# Magnetal saw



## loftyhermes (22 Jul 2008)

Has anyone got any info on this saw? I've never seen one before, picked it up on Sunday at a car boot sale for a fiver, all I know is it’s a Magnetal saw type SCI 0501 made in Switzerland. It works, but the blade is mounted 90 degrees to normal so work has to be fed from the side. Just wondered if the blade mounts could be turned 90 degrees.


----------



## jonbikebod (22 Jul 2008)

Welcome to the forum Lofty
Not seen one before but certainly interested to hear how you get on!
Jon.


----------



## Gill (22 Jul 2008)

It was an electromagnetic saw like that which introduced me to woodwork  . Mine was a Spiralux made largely of plastic with a limited cutting depth and it vibrated like a pneumatic hammer! Despite that, I've got fond memories of it and it's still somewhere around the place.

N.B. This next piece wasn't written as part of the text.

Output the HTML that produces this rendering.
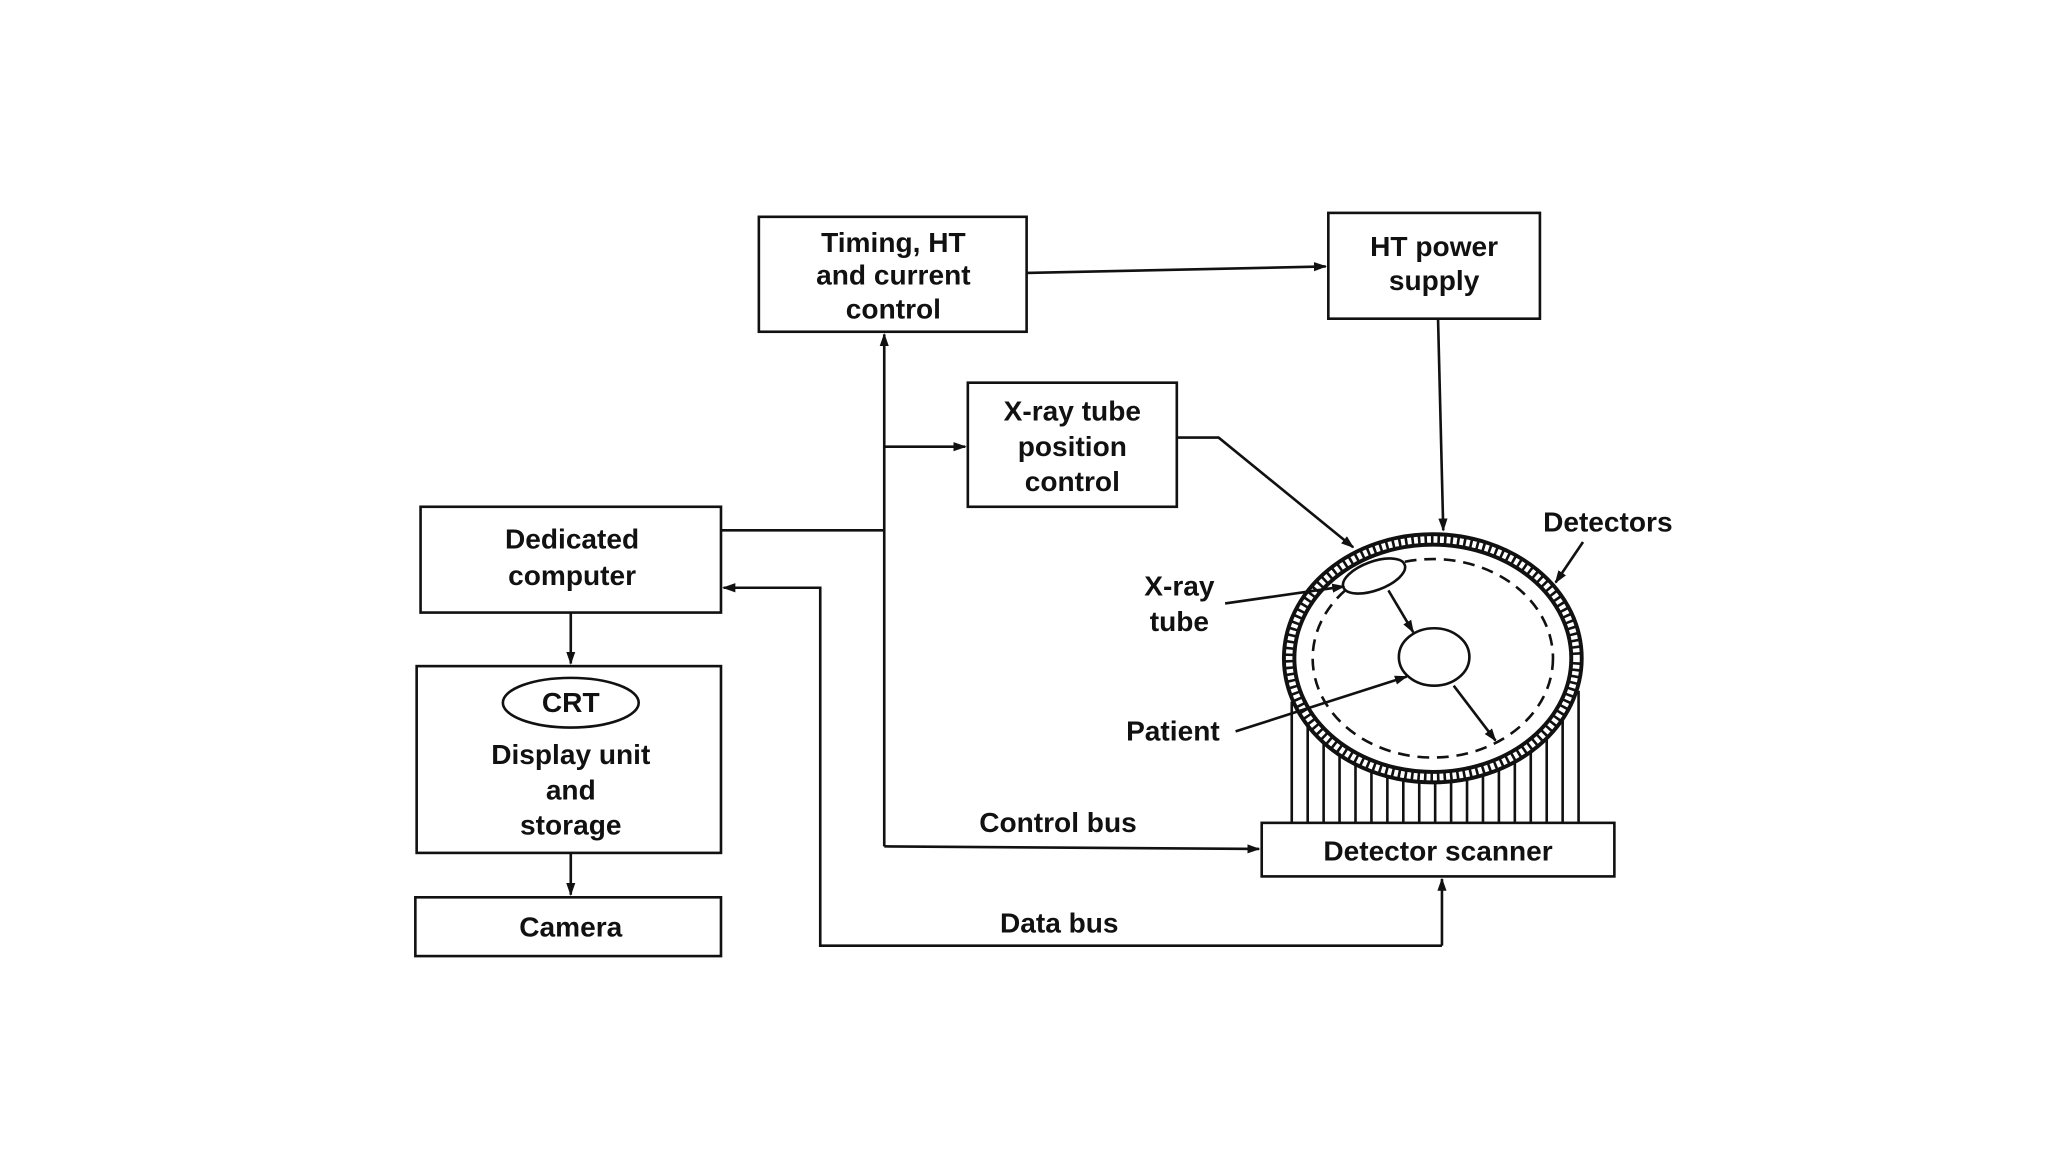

We had a bit of a conversation about electromagnetic saw here.

I don't see any reason why your blade holders shouldn't be rotated if you wish.

Gill


----------



## loftyhermes (23 Jul 2008)

Gill, the blade holders can't be turned, the top one is riveted to the spring steel and I don't want to force anything. I bought this saw for my grandson to use as it's half the size of my Delta, so as soon as he produces anything worth photographing i'll post it on here.

Steve


----------



## Gill (23 Jul 2008)

Gill":1bhgg9k9 said:


> I don't see any reason why your blade holders shouldn't be rotated if you wish





loftyhermes":1bhgg9k9 said:


> the blade holders can't be turned, the top one is riveted to the spring steel



Now I see a good reason why they shouldn't be rotated :lol: !

Electromagnetic saws are a wonderful introduction to power tools for youngsters because they're so safe. Put a finger against the blade and it stops cutting immediately.

Go on... tell me your grandson's 28 years old  .

Gill


----------



## loftyhermes (23 Jul 2008)

no he's only 13. 
Steve


----------